Problem details
Give back exactly the lines from the beginning of the listing below to the line holding "from matplotlib.ticker import", both ends included; the pictures stay out.
>> Start
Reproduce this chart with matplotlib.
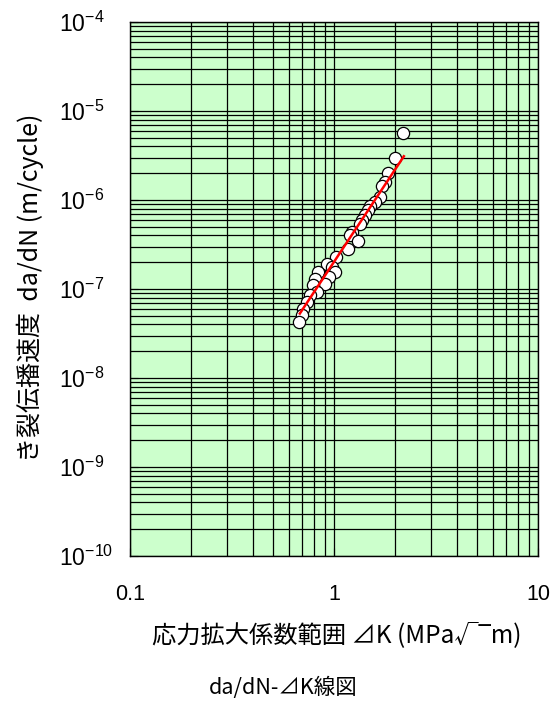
import matplotlib
matplotlib.use("Agg")
import matplotlib.pyplot as plt
from matplotlib.ticker import FixedLocator, LogLocator, NullFormatter

plt.rcParams['font.family'] = ['Liberation Sans', 'Noto Sans CJK JP', 'DejaVu Sans']
plt.rcParams['mathtext.fontset'] = 'custom'
plt.rcParams['mathtext.rm'] = 'Liberation Sans'
plt.rcParams['mathtext.it'] = 'Liberation Sans:italic'
plt.rcParams['mathtext.bf'] = 'Liberation Sans:bold'

# data: stress intensity factor range (MPa√m) vs crack growth rate (m/cycle)
dK = [2.17, 1.99, 1.83, 1.78, 1.71, 1.68, 1.59, 1.50, 1.46, 1.42, 1.37, 1.34,
      1.22, 1.20, 1.315, 1.175, 1.02, 0.92, 0.975, 1.01, 0.838, 0.948, 0.807,
      0.903, 0.793, 0.823, 0.762, 0.734, 0.708, 0.695, 0.674]
dadN = [5.7e-6, 2.93e-6, 1.99e-6, 1.6e-6, 1.43e-6, 1.08e-6, 9.5e-7, 8.5e-7,
        7.7e-7, 6.7e-7, 5.9e-7, 5.4e-7, 4.4e-7, 4.0e-7, 3.5e-7, 2.85e-7,
        2.29e-7, 1.93e-7, 1.77e-7, 1.55e-7, 1.55e-7, 1.36e-7, 1.31e-7,
        1.15e-7, 1.10e-7, 9.3e-8, 8.5e-8, 7.1e-8, 6.0e-8, 5.1e-8, 4.3e-8]
# fitted (Paris law) line end points
fit_dK = [0.68, 2.2]
fit_dadN = [5.3e-8, 3.1e-6]

x_ticks = [0.1, 1, 10]
x_ticklabels = ['0.1', '1', '10']
y_ticks = [1e-10, 1e-9, 1e-8, 1e-7, 1e-6, 1e-5, 1e-4]
y_ticklabels = [r'$10^{-10}$', r'$10^{-9}$', r'$10^{-8}$', r'$10^{-7}$',
                r'$10^{-6}$', r'$10^{-5}$', r'$10^{-4}$']

fig = plt.figure(figsize=(5.52, 7.01), dpi=100)
W, H = 552, 701
ax = fig.add_axes([130 / W, 1 - 556 / H, 408 / W, 534 / H])
ax.set_facecolor('#CCFFCC')
ax.set_xscale('log')
ax.set_yscale('log')
ax.set_xlim(0.1, 10)
ax.set_ylim(1e-10, 1e-4)

ax.xaxis.set_major_locator(FixedLocator(x_ticks))
ax.yaxis.set_major_locator(FixedLocator(y_ticks))
ax.xaxis.set_minor_locator(LogLocator(base=10, subs=range(2, 10), numticks=20))
ax.yaxis.set_minor_locator(LogLocator(base=10, subs=range(2, 10), numticks=20))
ax.xaxis.set_minor_formatter(NullFormatter())
ax.yaxis.set_minor_formatter(NullFormatter())
ax.set_xticklabels(x_ticklabels, fontsize=15.5)
ax.set_yticklabels(y_ticklabels, fontsize=16.5)
for lbl in ax.get_yticklabels():
    lbl.set_horizontalalignment('left')

ax.grid(which='both', color='black', linewidth=0.9)
ax.set_axisbelow(True)
ax.tick_params(which='major', direction='in', length=6, width=0.8, color='black')
ax.tick_params(axis='y', which='major', pad=51)
ax.tick_params(axis='x', which='major', pad=20)
ax.tick_params(which='minor', length=0)
for s in ax.spines.values():
    s.set_color('black')
    s.set_linewidth(1.0)

ax.plot(dK, dadN, linestyle='none', marker='o', markersize=8.8,
        markerfacecolor='white', markeredgecolor='black', markeredgewidth=0.9,
        zorder=3)
ax.plot(fit_dK, fit_dadN, color='#FF0000', linewidth=1.8, zorder=4)

cjk = ['Noto Sans CJK JP', 'DejaVu Sans']
fig.text(337 / W, 1 - 635 / H, '応力拡大係数範囲 ⊿K (MPa√‾m)',
         ha='center', va='center', fontsize=17.5, family=cjk)
fig.text(30 / W, 1 - 288 / H, 'き裂伝播速度  da/dN (m/cycle)',
         ha='center', va='center', rotation=90, fontsize=18, family=cjk)
fig.text(283 / W, 1 - 688 / H, 'da/dN-⊿K線図', ha='center', va='center',
         fontsize=15.5, family=cjk)

fig.savefig('out.png', dpi=100)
>> End
Full solution
Reproduce this chart with matplotlib.
import matplotlib
matplotlib.use("Agg")
import matplotlib.pyplot as plt
from matplotlib.ticker import FixedLocator, LogLocator, NullFormatter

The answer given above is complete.